What is most disturbing, though, is what to take from this game. The Bruins brought no focus and a serious lack of discipline. In all honesty, the Bruins should have run this USC team off the floor. But the Bruins didn't come to play. It was very close to a complete collapse by the Bruins. Don't let the score fool you; this game was not nearly as close as the score. The only team that beat the Bruins soundly, in a way that made you just know that the Bruins were going to lose, was Memphis. Now we can add the Trojans to that.

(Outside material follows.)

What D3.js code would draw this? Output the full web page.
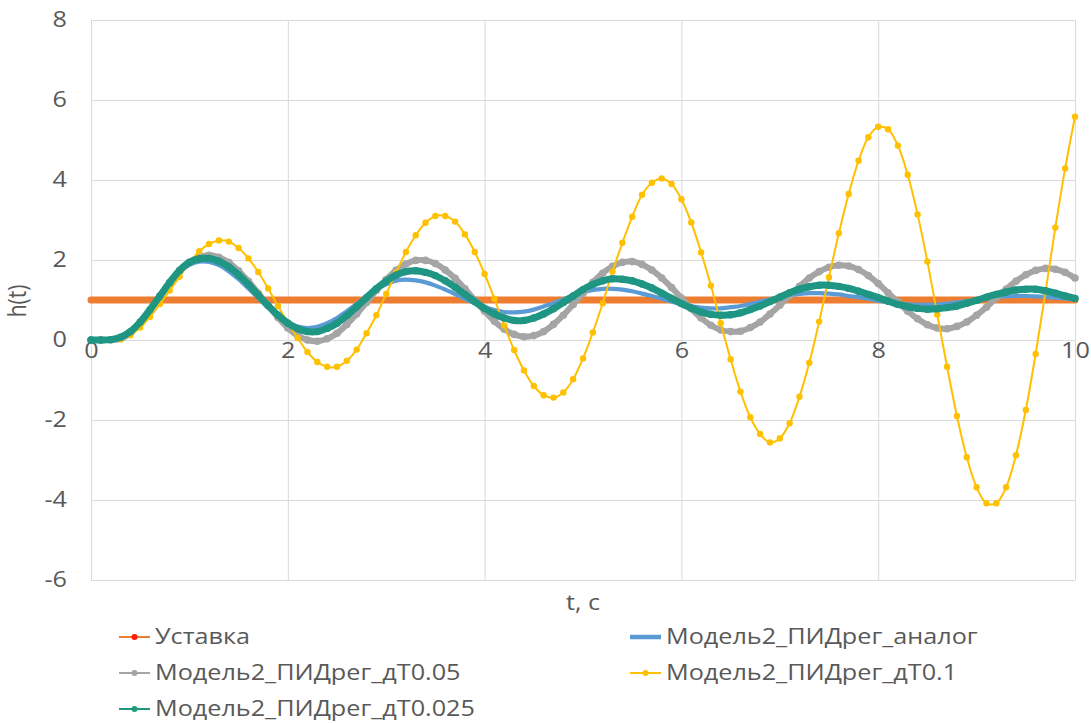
<!DOCTYPE html>
<html>
<head>
<meta charset="utf-8">
<script src="https://cdn.jsdelivr.net/npm/d3@7"></script>
<style>
  html, body { margin: 0; padding: 0; background: #ffffff; }
  svg text { font-family: "Open Sans", "Noto Sans", "DejaVu Sans", sans-serif; fill: #595959; }
</style>
</head>
<body>
<svg id="chart" width="1091" height="723"></svg>
<script>
// Time axis, seconds (sample step 0.1 s)
const time = [
  0.0, 0.1, 0.2, 0.3, 0.4, 0.5, 0.6, 0.7, 0.8, 0.9,
  1.0, 1.1, 1.2, 1.3, 1.4, 1.5, 1.6, 1.7, 1.8, 1.9,
  2.0, 2.1, 2.2, 2.3, 2.4, 2.5, 2.6, 2.7, 2.8, 2.9,
  3.0, 3.1, 3.2, 3.3, 3.4, 3.5, 3.6, 3.7, 3.8, 3.9,
  4.0, 4.1, 4.2, 4.3, 4.4, 4.5, 4.6, 4.7, 4.8, 4.9,
  5.0, 5.1, 5.2, 5.3, 5.4, 5.5, 5.6, 5.7, 5.8, 5.9,
  6.0, 6.1, 6.2, 6.3, 6.4, 6.5, 6.6, 6.7, 6.8, 6.9,
  7.0, 7.1, 7.2, 7.3, 7.4, 7.5, 7.6, 7.7, 7.8, 7.9,
  8.0, 8.1, 8.2, 8.3, 8.4, 8.5, 8.6, 8.7, 8.8, 8.9,
  9.0, 9.1, 9.2, 9.3, 9.4, 9.5, 9.6, 9.7, 9.8, 9.9,
  10.0
];

// Уставка (setpoint)
const setpoint = [
  1, 1, 1, 1, 1, 1, 1, 1, 1, 1,
  1, 1, 1, 1, 1, 1, 1, 1, 1, 1,
  1, 1, 1, 1, 1, 1, 1, 1, 1, 1,
  1, 1, 1, 1, 1, 1, 1, 1, 1, 1,
  1, 1, 1, 1, 1, 1, 1, 1, 1, 1,
  1, 1, 1, 1, 1, 1, 1, 1, 1, 1,
  1, 1, 1, 1, 1, 1, 1, 1, 1, 1,
  1, 1, 1, 1, 1, 1, 1, 1, 1, 1,
  1, 1, 1, 1, 1, 1, 1, 1, 1, 1,
  1, 1, 1, 1, 1, 1, 1, 1, 1, 1,
  1
];

// Модель2_ПИДрег_аналог
const analog = [
  0.00, 0.00, 0.01, 0.07, 0.22, 0.47, 0.78, 1.11, 1.43, 1.70,
  1.88, 1.96, 1.95, 1.87, 1.72, 1.52, 1.29, 1.05, 0.81, 0.60,
  0.44, 0.34, 0.30, 0.33, 0.42, 0.55, 0.72, 0.90, 1.09, 1.26,
  1.39, 1.48, 1.51, 1.49, 1.44, 1.36, 1.26, 1.15, 1.03, 0.92,
  0.82, 0.75, 0.70, 0.69, 0.71, 0.76, 0.84, 0.92, 1.02, 1.11,
  1.19, 1.25, 1.28, 1.28, 1.26, 1.22, 1.16, 1.10, 1.03, 0.96,
  0.89, 0.84, 0.81, 0.79, 0.79, 0.82, 0.85, 0.90, 0.96, 1.02,
  1.07, 1.12, 1.15, 1.17, 1.17, 1.16, 1.14, 1.10, 1.07, 1.03,
  0.98, 0.95, 0.92, 0.89, 0.88, 0.88, 0.89, 0.91, 0.94, 0.97,
  1.01, 1.04, 1.07, 1.09, 1.10, 1.10, 1.09, 1.08, 1.06, 1.04,
  1.01
];

// Модель2_ПИДрег_дТ0.05
const dt005 = [
  0.00, 0.00, 0.00, 0.03, 0.17, 0.42, 0.74, 1.08, 1.42, 1.72,
  1.94, 2.08, 2.12, 2.07, 1.94, 1.73, 1.47, 1.17, 0.86, 0.56,
  0.30, 0.11, 0.00, -0.03, 0.03, 0.17, 0.39, 0.65, 0.94, 1.24,
  1.51, 1.74, 1.90, 1.99, 1.99, 1.91, 1.75, 1.54, 1.28, 1.00,
  0.72, 0.47, 0.27, 0.14, 0.08, 0.11, 0.21, 0.39, 0.62, 0.89,
  1.17, 1.44, 1.67, 1.84, 1.94, 1.96, 1.89, 1.75, 1.55, 1.31,
  1.05, 0.78, 0.55, 0.37, 0.25, 0.21, 0.22, 0.31, 0.45, 0.65,
  0.87, 1.11, 1.34, 1.55, 1.71, 1.82, 1.87, 1.85, 1.76, 1.61,
  1.41, 1.18, 0.95, 0.72, 0.53, 0.38, 0.30, 0.28, 0.34, 0.45,
  0.62, 0.82, 1.05, 1.27, 1.47, 1.63, 1.74, 1.79, 1.77, 1.69,
  1.55
];

// Модель2_ПИДрег_дТ0.1
const dt01 = [
  0.00, 0.00, 0.00, 0.02, 0.12, 0.31, 0.58, 0.90, 1.24, 1.58,
  1.93, 2.22, 2.40, 2.49, 2.46, 2.30, 2.04, 1.70, 1.29, 0.85,
  0.44, 0.05, -0.30, -0.55, -0.67, -0.67, -0.52, -0.24, 0.17, 0.62,
  1.15, 1.68, 2.20, 2.62, 2.93, 3.10, 3.10, 2.96, 2.64, 2.20,
  1.65, 1.03, 0.36, -0.25, -0.76, -1.15, -1.38, -1.44, -1.31, -0.98,
  -0.46, 0.19, 0.92, 1.71, 2.43, 3.08, 3.63, 3.93, 4.04, 3.90,
  3.52, 2.94, 2.19, 1.36, 0.42, -0.48, -1.29, -1.93, -2.35, -2.56,
  -2.46, -2.08, -1.42, -0.57, 0.46, 1.57, 2.67, 3.65, 4.48, 5.07,
  5.33, 5.27, 4.86, 4.13, 3.14, 1.96, 0.64, -0.67, -1.90, -2.93,
  -3.68, -4.08, -4.08, -3.68, -2.88, -1.75, -0.35, 1.20, 2.81, 4.29,
  5.58
];

// Модель2_ПИДрег_дТ0.025
const dt0025 = [
  0.00, 0.00, 0.01, 0.07, 0.21, 0.45, 0.76, 1.10, 1.44, 1.74,
  1.94, 2.03, 2.04, 1.97, 1.83, 1.63, 1.39, 1.12, 0.86, 0.62,
  0.42, 0.28, 0.21, 0.21, 0.29, 0.42, 0.61, 0.83, 1.06, 1.28,
  1.47, 1.62, 1.71, 1.73, 1.69, 1.61, 1.48, 1.32, 1.14, 0.96,
  0.79, 0.65, 0.55, 0.49, 0.49, 0.55, 0.65, 0.78, 0.94, 1.10,
  1.26, 1.39, 1.48, 1.53, 1.52, 1.48, 1.40, 1.30, 1.17, 1.04,
  0.91, 0.80, 0.70, 0.64, 0.62, 0.63, 0.68, 0.76, 0.85, 0.96,
  1.07, 1.18, 1.27, 1.33, 1.37, 1.37, 1.34, 1.29, 1.22, 1.14,
  1.06, 0.97, 0.89, 0.83, 0.79, 0.77, 0.78, 0.81, 0.85, 0.92,
  0.99, 1.07, 1.14, 1.20, 1.25, 1.27, 1.27, 1.23, 1.17, 1.10,
  1.04
];

const seriesNames = [
  "Уставка",
  "Модель2_ПИДрег_аналог",
  "Модель2_ПИДрег_дТ0.05",
  "Модель2_ПИДрег_дТ0.1",
  "Модель2_ПИДрег_дТ0.025"
];
const seriesValues = [setpoint, analog, dt005, dt01, dt0025];

const xTicks = [0, 2, 4, 6, 8, 10];
const yTicks = [-6, -4, -2, 0, 2, 4, 6, 8];
const xTitle = "t, c";
const yTitle = "h(t)";

// ---- appearance of each series (plot line / markers / legend glyph) ----
const styles = [
  { color: "#ED7D31", width: 7,   r: 0,   legendWidth: 2,   legendDot: "#FF1A00" },
  { color: "#5B9BD5", width: 4.2, r: 0,   legendWidth: 4.5, legendDot: null },
  { color: "#A5A5A5", width: 6,   r: 3.8, legendWidth: 2,   legendDot: "#A5A5A5" },
  { color: "#FFC000", width: 2,   r: 3.2, legendWidth: 2,   legendDot: "#FFC000" },
  { color: "#1F9683", width: 7,   r: 3.7, legendWidth: 2,   legendDot: "#1E9E78" }
];

// text is set slightly wide, as in the exported chart
const FONT = "21px";
const STRETCH = 1.2;

const svg = d3.select("#chart");
const plotLeft = 91, plotRight = 1075, plotTop = 20, plotBottom = 580;

const x = d3.scaleLinear().domain([0, 10]).range([plotLeft, plotRight]);
const y = d3.scaleLinear().domain([-6, 8]).range([plotBottom, plotTop]);

// horizontal gridlines + y tick labels
const yAxis = svg.append("g")
  .attr("transform", `translate(${plotLeft},0)`)
  .call(d3.axisLeft(y).tickValues(yTicks).tickSize(-(plotRight - plotLeft))
    .tickFormat(d => d < 0 ? "-" + Math.abs(d) : String(d)));
yAxis.select(".domain").remove();
yAxis.selectAll(".tick line").attr("stroke", "#D9D9D9").attr("stroke-width", 1);
yAxis.selectAll(".tick text")
  .attr("x", 0)
  .attr("transform", `translate(-24,0) scale(${STRETCH},1)`)
  .style("font-size", FONT).attr("fill", "#595959");

// vertical gridlines
const xGrid = svg.append("g")
  .attr("transform", `translate(0,${plotBottom})`)
  .call(d3.axisBottom(x).tickValues(xTicks).tickSize(-(plotBottom - plotTop)).tickFormat(""));
xGrid.select(".domain").remove();
xGrid.selectAll(".tick line").attr("stroke", "#D9D9D9").attr("stroke-width", 1);

// x tick labels sit on the h = 0 line
const xAxis = svg.append("g")
  .attr("transform", `translate(0,${y(0)})`)
  .call(d3.axisBottom(x).tickValues(xTicks).tickSize(0).tickPadding(3));
xAxis.select(".domain").remove();
xAxis.selectAll(".tick text")
  .attr("transform", `scale(${STRETCH},1)`)
  .style("font-size", FONT).attr("fill", "#595959");

// axis titles
svg.append("text")
  .attr("transform", `translate(${(plotLeft + plotRight) / 2},610) scale(${STRETCH},1)`)
  .attr("text-anchor", "middle")
  .style("font-size", FONT)
  .text(xTitle);

svg.append("text")
  .attr("transform", `translate(26,301) rotate(-90) scale(1,${STRETCH})`)
  .attr("text-anchor", "middle")
  .style("font-size", FONT)
  .text(yTitle);

// series
const plot = svg.append("g");
const line = d3.line()
  .x(d => x(d[0]))
  .y(d => y(d[1]))
  .curve(d3.curveCatmullRom.alpha(0.5));

seriesValues.forEach((vals, i) => {
  const pts = time.map((t, k) => [t, vals[k]]);
  const st = styles[i];
  const g = plot.append("g");
  g.append("path")
    .datum(pts)
    .attr("fill", "none")
    .attr("stroke", st.color)
    .attr("stroke-width", st.width)
    .attr("stroke-linejoin", "round")
    .attr("stroke-linecap", "round")
    .attr("d", line);
  if (st.r > 0) {
    g.selectAll("circle")
      .data(pts)
      .join("circle")
      .attr("cx", d => x(d[0]))
      .attr("cy", d => y(d[1]))
      .attr("r", st.r)
      .attr("fill", st.color);
  }
});

// legend
const legendCols = [119, 630];
const legendRows = [637, 673, 709];
const legend = svg.append("g");
seriesNames.forEach((name, i) => {
  const cx = legendCols[i % 2];
  const cy = legendRows[Math.floor(i / 2)];
  const st = styles[i];
  const item = legend.append("g").attr("transform", `translate(${cx},${cy})`);
  item.append("line")
    .attr("x1", 0).attr("x2", 31)
    .attr("y1", 0).attr("y2", 0)
    .attr("stroke", st.color)
    .attr("stroke-width", st.legendWidth);
  if (st.legendDot) {
    item.append("circle")
      .attr("cx", 15.5).attr("cy", 0).attr("r", 3)
      .attr("fill", st.legendDot);
  }
  item.append("text")
    .attr("transform", `translate(36,0) scale(${STRETCH},1)`)
    .attr("dy", "0.35em")
    .style("font-size", FONT)
    .text(name);
});
</script>
</body>
</html>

Now the Bruins have put themselves into a bind of pressure. They did get one favor this weekend when Arizona State defeated Cal. But now there are three teams within one game of first, and the other two are Washington and Cal, teams who are 3-0 versus the Bruins this year. In short, the Bruins have put themselves in position to have to win out in order to win the conference and with the way they played last night, you can actually see the Bruins going 1-3 to close the season. I wrote in the preview that the Bruins we see on Sunday are the ones that we should expect to see in the 2nd round of the NCAA tournament. Well, let's hope not because if the Bruins play like they did last night for the remainder of the season then their season is going to end on a Thursday or a Friday.

The motto has been "take one game at a time." That is true now more than ever. This Thursday's game at Pauley against Oregon State has become what I didn't think it could possibly become…the next "biggest game of the year."